My Twitter feed is full of retweets this morning … “Michael Gove to scrap ‘boring’ IT lessons” from the Guardian. In his opening speech to the BETT show, Michael Gove will slam the boring and constrictive programme of study that is in place for ICT and will allow schools to choose their own curriculum.
Gone are the days of the drip fed Microsoft Office curriculum and a brave new world is upon us with exciting and dynamic schemes of work that will be updated to reflect current practice. This new curriculum will serve the needs of all and will pay homage to Turing and inspire a new generation of programmers and other digital professionals. Or will it?
Don’t get me wrong, as an ICT teacher and former Head of ICT I welcome the freedom but I’m not sure everyone will know what to do with this new found power. There are lots of excellent professionals who are on Twitter and have already made moves towards developing a dynamic and exciting scheme of work. The #ictcurric team developed excellent resources and shared them willingly. But what about the ICT departments who are not engaged in these professional networks? How do they find out what others are doing? The concern is that some departments won’t know what is possible so will not push the boundaries. This situation is made worse by a lack of computing trained professionals in schools who can inspire students and lead them on to independent programming through sites like Microsoft Dreamspark.

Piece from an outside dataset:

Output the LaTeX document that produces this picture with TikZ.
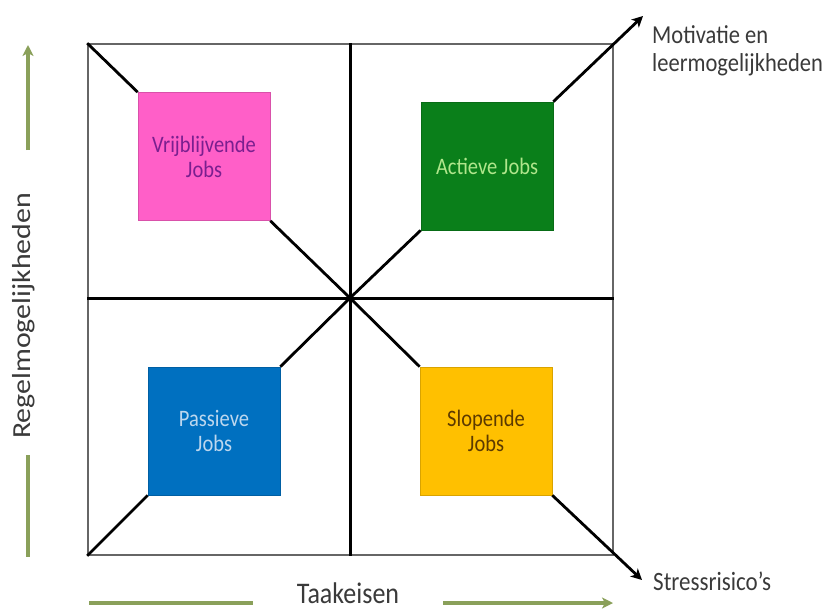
\documentclass[tikz,border=0pt]{standalone}
\usepackage{fontspec}
\setmainfont{Carlito}
\usetikzlibrary{arrows.meta}
\definecolor{pinkfill}{HTML}{FF5FC8}
\definecolor{pinktext}{HTML}{7A1F8F}
\definecolor{greenfill}{HTML}{0A7F1A}
\definecolor{greentext}{HTML}{B0E68C}
\definecolor{bluefill}{HTML}{0070C0}
\definecolor{bluetext}{HTML}{BDD7EE}
\definecolor{orangefill}{HTML}{FFC000}
\definecolor{orangetext}{HTML}{5C3A00}
\definecolor{axisgreen}{HTML}{8AA05A}
\definecolor{labelgray}{HTML}{3A3A3A}
\newcommand{\vst}[1]{\scalebox{1}[1.15]{#1}}
\newcommand{\hst}[1]{\scalebox{1.15}[1]{#1}}
\begin{document}
\begin{tikzpicture}[x=1pt,y=-1pt,
  jobbox/.style={draw=#1fill!85!black, line width=0.6pt, fill=#1fill, text=#1text,
    minimum width=132, minimum height=128, inner sep=0pt, align=center,
    font=\fontsize{20.5}{25}\selectfont},
  frameline/.style={draw=black!60, line width=1.6pt},
  crossline/.style={draw=black, line width=3pt},
  diag/.style={draw=black, line width=2.8pt},
  diagarrow/.style={draw=black, line width=2.8pt, -{Stealth[length=11pt,width=11pt,inset=3pt]}},
  axisline/.style={draw=axisgreen, line width=3.3pt},
  axisarrow/.style={draw=axisgreen, line width=3.3pt, -{Stealth[length=11pt,width=11pt,inset=3pt]}},
  lbl/.style={text=labelgray, inner sep=0pt}
]
\useasboundingbox (0,0) rectangle (832,610);
\fill[white] (0,0) rectangle (832,610);

% frame
\node[frameline, minimum width=525, minimum height=511, inner sep=0pt] (frame) at (350.5,299.5) {};
\coordinate (c) at (350,298);
\draw[crossline] (frame.north -| c) -- (frame.south -| c);
\draw[crossline] (frame.west |- c) -- (frame.east |- c);

% boxes
\node[jobbox=pink]   (vj) at (204,156.5) {\vst{Vrijblijvende}\\\vst{Jobs}};
\node[jobbox=green]  (aj) at (487,166) {\vst{Actieve Jobs}};
\node[jobbox=blue]   (pj) at (214,431) {\vst{Passieve}\\\vst{Jobs}};
\node[jobbox=orange] (sj) at (486,431) {\vst{Slopende}\\\vst{Jobs}};

% arrow tips
\coordinate (mt) at (643,16);
\coordinate (st) at (642,580);

% diagonals
\draw[diag] (frame.north west) -- (vj.north west);
\draw[diag] (vj.south east) -- (c);
\draw[diag] (aj.south west) -- (c);
\draw[diag] (pj.north east) -- (c);
\draw[diag] (pj.south west) -- (frame.south west);
\draw[diag] (sj.north west) -- (c);
\draw[diagarrow] (aj.north east) -- (mt);
\draw[diagarrow] (sj.south east) -- (st);

% labels
\node[lbl, anchor=north west, align=left, font=\fontsize{22.5}{28.5}\selectfont] (mot) at (652,25) {\vst{Motivatie en}\\\vst{leermogelijkheden}};
\node[lbl, anchor=base west, font=\fontsize{23}{28}\selectfont] (str) at (653,590) {\vst{Stressrisico’s}};
\node[lbl, anchor=base, font=\fontsize{26}{30}\selectfont] (tk) at (348,603) {\vst{Taakeisen}};
\node[lbl, rotate=90, font=\fontsize{26}{30}\selectfont] (rg) at (24,316) {\hst{Regelmogelijkheden}};

% axis arrows
\coordinate (va) at (28,150);
\coordinate (vb) at (28,45);
\coordinate (vc) at (28,455);
\coordinate (vd) at (28,557);
\coordinate (ha) at (89,603);
\coordinate (hb) at (253,603);
\coordinate (hc) at (443,603);
\coordinate (hd) at (613,603);
\draw[axisarrow] (va) -- (vb);
\draw[axisline] (vc) -- (vd);
\draw[axisline] (ha) -- (hb);
\draw[axisarrow] (hc) -- (hd);
\end{tikzpicture}
\end{document}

The major stumbling blocks in this brave new ICT/Computing world are the examination boards and the qualifications available. We can provide as much inspiring teaching and as many awesome lessons as possible but whilst you still have exam boards who are awarding marks for using WordArt in coursework (see attached extract from the mark scheme for WJEC A-Level ICT) we are still doomed to be uninspiring when we get to the formal stages.
The exam boards must develop the qualifications to match this new technological freedom and must continue to update the qualification to keep it relevant in an ever changing work.
Finally, to support teachers we need to have more CPD available to staff to get them skilled up in the computing aspects of ICT. There will always be students who want to push the boundaries of lessons (educationally) and the staff have to be able (and confident) to lead them to the next steps and support them on their journey.
These students are headed for greatness, we just need to ensure they are pointed in the right direction.